The period offered them an opportunity to hide documentary evidence of the debts. “Most of the documents cannot be found,” says the AP spokesperson.

Most of the debts were treated as off balance sheet items; so without documentary evidence, it may be difficult to establish their authenticity.

Worried by this, the BPE had to complain to the police, who arrested a number of former key officials of the company.

Those arrested were the former Managing Director, the finance and accounts manager, as well as the treasury manager. They are all currently standing trial, although all three are on bail. “Although the case has not come up for hearing recently, Sadiq hopes it will be compensated,” says AP’s spokesperson.

Also in July 2002, the Nigerian government set up an eight-member committee to investigate the management of AP since its nationalization in 1976. A statement issued by the Ministry of Justice announcing the setting up of the committee said the decision to investigate the company was “in the light of disturbing revelations of corruption in the conduct of the affairs of the company.”

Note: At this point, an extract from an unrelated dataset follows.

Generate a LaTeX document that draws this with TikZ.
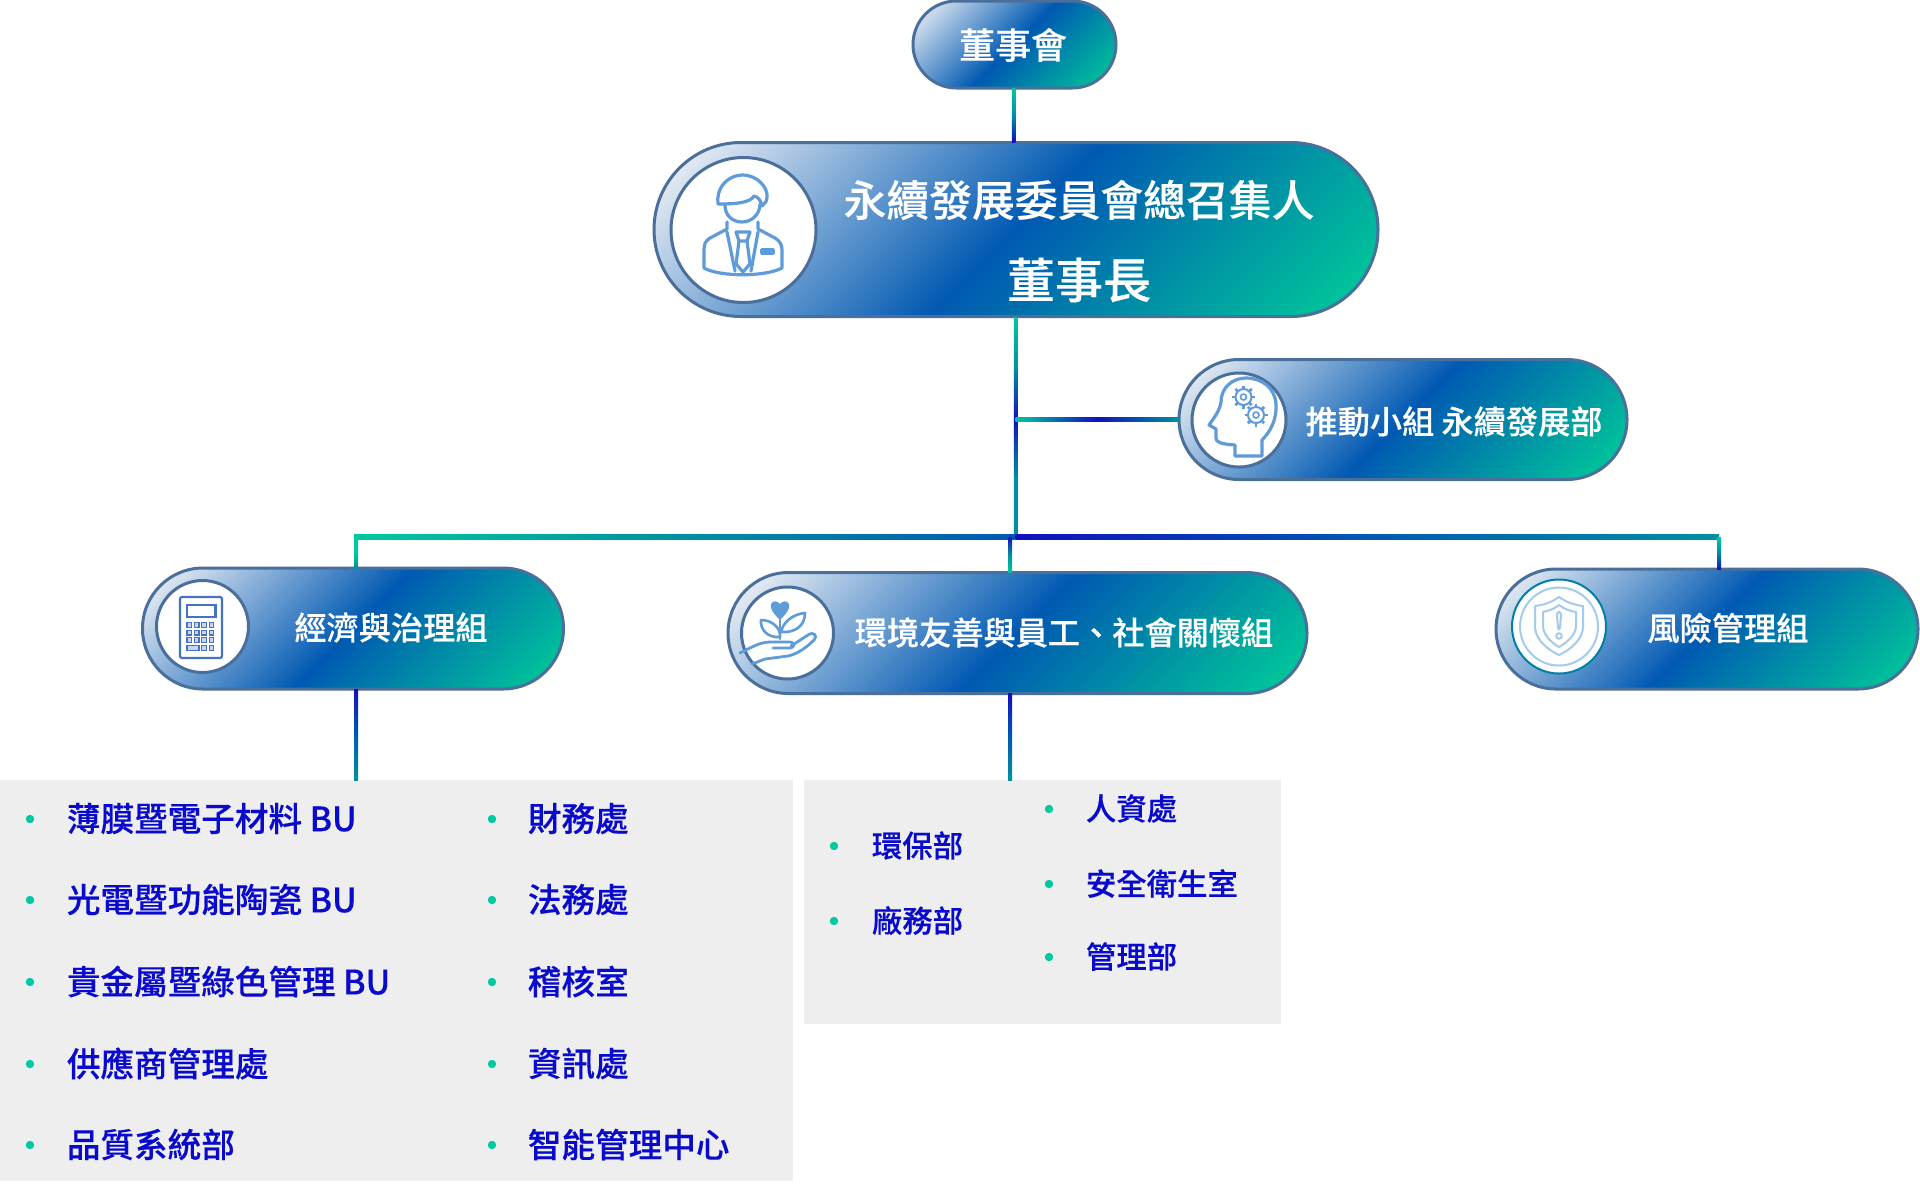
\documentclass[tikz,border=0pt]{standalone}
\usepackage{fontspec}
\usetikzlibrary{calc}
\newfontfamily\cjk{Noto Sans CJK TC Medium}[FakeBold=0.3]
\definecolor{pcA}{HTML}{E0E8F2}
\definecolor{pcB}{HTML}{0059B2}
\definecolor{pcC}{HTML}{00C39A}
\definecolor{pborder}{HTML}{4A6F9B}
\definecolor{icon}{HTML}{5E9BD8}
\definecolor{calc}{HTML}{4472C4}
\definecolor{ring}{HTML}{A4CAEC}
\definecolor{panel}{HTML}{EEEEEF}
\definecolor{itemblue}{HTML}{0A0ACD}
\definecolor{bul}{HTML}{00C8A0}
\definecolor{lgreen}{HTML}{00C8A0}
\definecolor{lteal}{HTML}{0090A0}
\definecolor{lblue}{HTML}{1010C0}
\pgfdeclarehorizontalshading{pillgrad}{100bp}{color(0bp)=(pcA); color(28bp)=(pcA); color(50bp)=(pcB); color(72bp)=(pcC); color(100bp)=(pcC)}
\newcommand\gradpill[5]{%
  \pgfmathsetmacro\PL{(#4+#5)/2/sqrt(2)}%
  \pgfmathsetmacro\PR{#5*0.25}%
  \begin{scope}
    \clip[rounded corners=\PR pt] ({#2-#4/2},{#3-#5/2}) rectangle ({#2+#4/2},{#3+#5/2});
    \shade[shading=pillgrad, transform canvas={rotate around={-45:(#2,#3)}}] ({#2-\PL},{#3-#4}) rectangle ({#2+\PL},{#3+#4});
  \end{scope}
  \node[pillborder, rounded corners=\PR pt, minimum width=#4*0.5pt, minimum height=#5*0.5pt] (#1) at (#2,#3) {};
}
% vertical connector: from, to, width(px), top, mid, bottom
\newcommand\vconn[6]{%
  \draw[line width=#3*0.5pt, color=#5] (#1) -- (#2);
  \shade[top color=#4, bottom color=#6, middle color=#5] ($(#1)+(-#3/2,0)$) rectangle ($(#2)+(#3/2,0)$);
}
\newcommand\hconn[6]{%
  \draw[line width=#3*0.5pt, color=#5] (#1) -- (#2);
  \shade[left color=#4, right color=#6, middle color=#5] ($(#1)+(0,-#3/2)$) rectangle ($(#2)+(0,#3/2)$);
}
\tikzset{
  pillborder/.style={draw=pborder, line width=1.5pt, rectangle, inner sep=0pt, outer sep=0pt},
  disc/.style={draw=pborder, line width=1.5pt, fill=white, circle, inner sep=0pt, outer sep=0pt},
  wtext/.style={text=white, inner sep=0pt, font=\cjk\fontsize{16.1pt}{16.1pt}\selectfont},
  itemA/.style={text=itemblue, anchor=west, inner sep=0pt, font=\cjk\fontsize{16.8pt}{16.8pt}\selectfont},
  itemB/.style={text=itemblue, anchor=west, inner sep=0pt, font=\cjk\fontsize{15.2pt}{15.2pt}\selectfont},
  panelbox/.style={fill=panel, rectangle, anchor=north west, inner sep=0pt, outer sep=0pt},
  ico/.style={draw=icon, line width=1.6pt, line join=round, line cap=round},
  calcico/.style={draw=calc, line width=1.1pt, rounded corners=1pt},
  ringico/.style={draw=ring, line width=1pt, line join=round, line cap=round},
}
\begin{document}
\begin{tikzpicture}[x=0.5pt,y=-0.5pt]
\useasboundingbox (0,0) rectangle (1920,1185);
\fill[white] (0,0) rectangle (1920,1185);

% panels
\node[panelbox, minimum width=396.5pt, minimum height=200.5pt] (listA) at (0,780) {};
\node[panelbox, minimum width=238.5pt, minimum height=122pt] (listB) at (804,780) {};

% pills
\gradpill{board}{1014.5}{44.5}{203}{87}
\gradpill{chair}{1016}{229.5}{724}{174}
\gradpill{promo}{1403}{419.5}{448}{120}
\gradpill{econ}{353}{628.5}{421}{121}
\gradpill{env}{1017.5}{633}{579}{121}
\gradpill{risk}{1707}{629}{422}{120}

% junction points
\coordinate (trunkTop) at (1015.5,317);
\coordinate (junc) at (1015.5,419.5);
\coordinate (busC) at (1015.5,537);
\coordinate (busL) at (354,537);
\coordinate (busR) at (1719,537);
\coordinate (busE) at (1010,537);
\coordinate (econDown) at (356,537);

% connectors
\vconn{1013.5,88}{1013.5,142}{3.5}{lgreen}{lteal}{lblue}
\vconn{trunkTop}{junc}{3.5}{lgreen}{lteal}{lblue}
\vconn{junc}{busC}{3.5}{lblue}{lteal}{lteal}
\hconn{junc}{promo.west}{4}{lgreen}{lblue}{lteal}
\hconn{busL}{busC}{4.5}{lgreen}{lteal}{pcB}
\hconn{busC}{busR}{4.5}{lblue}{pcB}{lteal}
\vconn{econDown}{econDown |- econ.north}{4}{lgreen}{lgreen}{lteal}
\vconn{busE}{busE |- env.north}{4}{lblue}{lteal}{lgreen}
\vconn{busR}{busR |- risk.north}{4}{lgreen}{lteal}{lblue}
\vconn{econDown |- econ.south}{econDown |- listA.north}{4}{lblue}{pcB}{lteal}
\vconn{busE |- env.south}{busE |- listB.north}{4}{lblue}{pcB}{lteal}

% discs
\node[disc, minimum size=72.5pt] (chairdisc) at (743.5,230) {};
\node[disc, minimum size=47pt] (promodisc) at (1239,420) {};
\node[disc, minimum size=46pt] (econdisc) at (202.5,626.5) {};
\node[disc, minimum size=46pt] (envdisc) at (787.5,633) {};
\node[disc, draw=lteal!70!pcB, line width=1pt, minimum size=47pt] (riskdisc) at (1559,626.5) {};

% person icon
\draw[ico] (718,204) .. controls (716,190) and (725,176) .. (742,175) .. controls (758,175) and (768,188) .. (767,197) .. controls (767,202) and (764,204) .. (762,206) .. controls (761,200) and (758,197) .. (754,196) .. controls (750,203) and (735,204) .. (718,204) -- cycle;
\draw[ico] (725,205) .. controls (725,216) and (733,222) .. (742,222) .. controls (752,222) and (760,214) .. (760,204);
\draw[ico] (727,222) -- (727,229) -- (710,238) .. controls (705,241) and (704,245) .. (704,250) -- (704,268) .. controls (720,277) and (765,277) .. (782,268) -- (782,250) .. controls (782,245) and (780,241) .. (775,238) -- (758,229) -- (758,222);
\draw[ico] (736,232) -- (750,232) -- (747,241) -- (739,241) -- cycle;
\draw[ico] (739,241) -- (736,264) -- (743,272) -- (750,264) -- (747,241);
\draw[ico] (727,232) -- (735,271);
\draw[ico] (758,232) -- (751,271);
\draw[ico] (762,250) rectangle (773,253);

% head with gears icon
\draw[ico] (1235,456) -- (1262,456) -- (1262,440) .. controls (1270,432) and (1277,420) .. (1276,404) .. controls (1275,388) and (1262,378) .. (1246,378) .. controls (1232,378) and (1221,388) .. (1221,402) .. controls (1220,410) and (1214,418) .. (1209,425) -- (1216,429) -- (1216,438) .. controls (1216,442) and (1220,444) .. (1235,445) -- cycle;
\foreach \gx/\gy in {1243.5/397, 1256/415}{
  \draw[ico, line width=1pt] (\gx,\gy) circle[radius=8];
  \draw[ico, line width=0.8pt] (\gx,\gy) circle[radius=3];
  \foreach \ga in {0,45,...,315}{
    \draw[ico, line width=1.4pt, line cap=butt] ($(\gx,\gy)+(\ga:8)$) -- ($(\gx,\gy)+(\ga:11.5)$);
  }
}

% calculator icon
\draw[calcico] (180,597) rectangle (222,658);
\draw[calcico, rounded corners=0pt] (187,605) rectangle (215.5,617);
\foreach \r in {0,1,2,3}{
  \foreach \c in {0,1,2,3}{
    \ifnum\r=3 \ifnum\c<2 \else
      \draw[calc, line width=0.6pt, fill=calc!30] ({187+\c*7.4},{622.5+\r*7.6}) rectangle ++(4.6,4.8);
    \fi \else
      \draw[calc, line width=0.6pt, fill=calc!30] ({187+\c*7.4},{622.5+\r*7.6}) rectangle ++(4.6,4.8);
    \fi
  }
}
\draw[calc, line width=0.6pt, fill=calc!30] (187,645.3) rectangle (199,650.1);

% hand and plant icon
\fill[icon] (780,620) .. controls (772,612) and (770,608) .. (771,604) .. controls (773,600) and (778,601) .. (780,604) .. controls (782,601) and (787,600) .. (789,604) .. controls (790,608) and (788,612) .. (780,620) -- cycle;
\draw[ico, line width=1.3pt] (780,620) -- (780,639);
\draw[ico, line width=1.3pt] (780,637) .. controls (768,638) and (760,630) .. (761,620) .. controls (772,620) and (781,628) .. (780,637) -- cycle;
\draw[ico, line width=1.3pt] (781,632) .. controls (783,622) and (793,614) .. (805,613) .. controls (805,625) and (796,633) .. (781,632) -- cycle;
\draw[ico, line width=1.4pt] (740,653) .. controls (750,648) and (760,642) .. (770,642) -- (790,642) .. controls (795,642) and (795,648) .. (790,648) -- (773,648);
\draw[ico, line width=1.4pt] (791,646) -- (808,635) .. controls (814,631) and (818,636) .. (814,640) .. controls (806,648) and (797,654) .. (788,656) -- (765,659) -- (752,664);

% shield icon
\draw[ringico] (riskdisc.center) circle[radius=39];
\draw[ringico] (1559,597) .. controls (1552,602) and (1544,605) .. (1535,606) -- (1535,628) .. controls (1536,640) and (1548,650) .. (1559,655) .. controls (1570,650) and (1582,640) .. (1583,628) -- (1583,606) .. controls (1574,605) and (1566,602) .. (1559,597) -- cycle;
\draw[ringico] (1559,605) .. controls (1554,609) and (1548,611) .. (1543,612) -- (1543,627) .. controls (1544,636) and (1552,643) .. (1559,647) .. controls (1566,643) and (1575,636) .. (1576,627) -- (1576,612) .. controls (1570,611) and (1564,609) .. (1559,605) -- cycle;
\draw[ringico] (1557,615) .. controls (1557,611) and (1561,611) .. (1561,615) -- (1560,628) .. controls (1560,630) and (1558,630) .. (1558,628) -- cycle;
\draw[ringico] (1559,636) circle[radius=2.8];

% pill texts
\node[wtext, font=\cjk\fontsize{18pt}{18pt}\selectfont] (tboard) at (1013,45) {董事會};
\node[wtext, font=\cjk\fontsize{21.4pt}{21.4pt}\selectfont] (tchairA) at (1079,200) {永續發展委員會總召集人};
\node[wtext, font=\cjk\fontsize{24pt}{24pt}\selectfont] (tchairB) at (1079,280) {董事長};
\node[wtext] (tpromo) at (1454,421.5) {推動小組 永續發展部};
\node[wtext] (tecon) at (391,627.5) {經濟與治理組};
\node[wtext] (tenv) at (1064,632.5) {環境友善與員工、社會關懷組};
\node[wtext] (trisk) at (1728,628) {風險管理組};

% left list
\foreach \ty/\ta/\tb [count=\i] in {818.5/薄膜暨電子材料 BU/財務處, 899.5/光電暨功能陶瓷 BU/法務處, 981.5/貴金屬暨綠色管理 BU/稽核室, 1063.5/供應商管理處/資訊處, 1144.5/品質系統部/智能管理中心}{
  \fill[bul] (30,\ty+0.5) circle[radius=4.2];
  \fill[bul] (492,\ty+0.5) circle[radius=4.2];
  \node[itemA] (la\i) at (66.5,\ty) {\ta};
  \node[itemA] (lb\i) at (527.5,\ty) {\tb};
}
% right list
\foreach \ty/\ta [count=\i] in {845.5/環保部, 920.5/廠務部}{
  \fill[bul] (834,\ty+0.5) circle[radius=4.2];
  \node[itemB] (ra\i) at (871.5,\ty) {\ta};
}
\foreach \ty/\ta [count=\i] in {808.5/人資處, 883.5/安全衛生室, 956.5/管理部}{
  \fill[bul] (1049,\ty+0.5) circle[radius=4.2];
  \node[itemB] (rb\i) at (1085.5,\ty) {\ta};
}
\end{tikzpicture}
\end{document}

  • Among other things, the committee is mandated to:
    probe the affairs of AP from 1976 up to its privatization, when Sadiq Petroleum entered as the core investor
  • recover any funds or property found to have been corruptly taken from the company.

Similarly, the Institute of Chartered Accountants of Nigerian (ICAN), says it has begun a probe into the role played by Osindero, Oni and Lasbibekan &Co in the audit of AP's accounts. Kola Bajomo, ICAN's President, disclosed this to journalists in Abuja, Nigeria's inland capital, on September 8, 2002. "We are in fact leaving no stones unturned to ensure that the public can rely on audited accounts. The outcome of our investigations will be made known to the public," Bajomo said.

A day after Bajomo spoke, the Nigerian Securities and Exchange Commission (SEC)said preliminary investigations it had undertaken had revealed there a lapse in the auditor's handling of AP's accounts. "There was obvious lack of depth in the auditing of the company's books and affairs by the audit firm Osindero, Oni and Lasebikan &Co," the SEC said, adding it has begun the next stage of its investigations into the matter. It explained this would involve full scale enquiries into the previous management's financial transactions, and the auditor's activities.

Looking Forward

Sadiq Petroleum’s arrival at AP has marked a new phase for the company. Through Sadiq’s international connections, AP been able to secure technical partners with whom it plans to go into the upstream sector. Already, it has set up a subsidiary called AP Upstream. The new management believes there are opportunities in the upstream sector—oil exploration and production—that need to be exploited. It has put some staff in charge of this unit, but the company is not giving details on these, for now. AP has also set up an oil service company to provide services to companies involved in oil exploration and production.

The divestiture also succeeded in strengthening the relationship that existed between AP and BP. At the time of Sadiq’s entry into the company, the relationship was said to be faltering. Now, BP is AP’s main technical partner for downstream operations, with the latter dealing mostly with BP South Africa.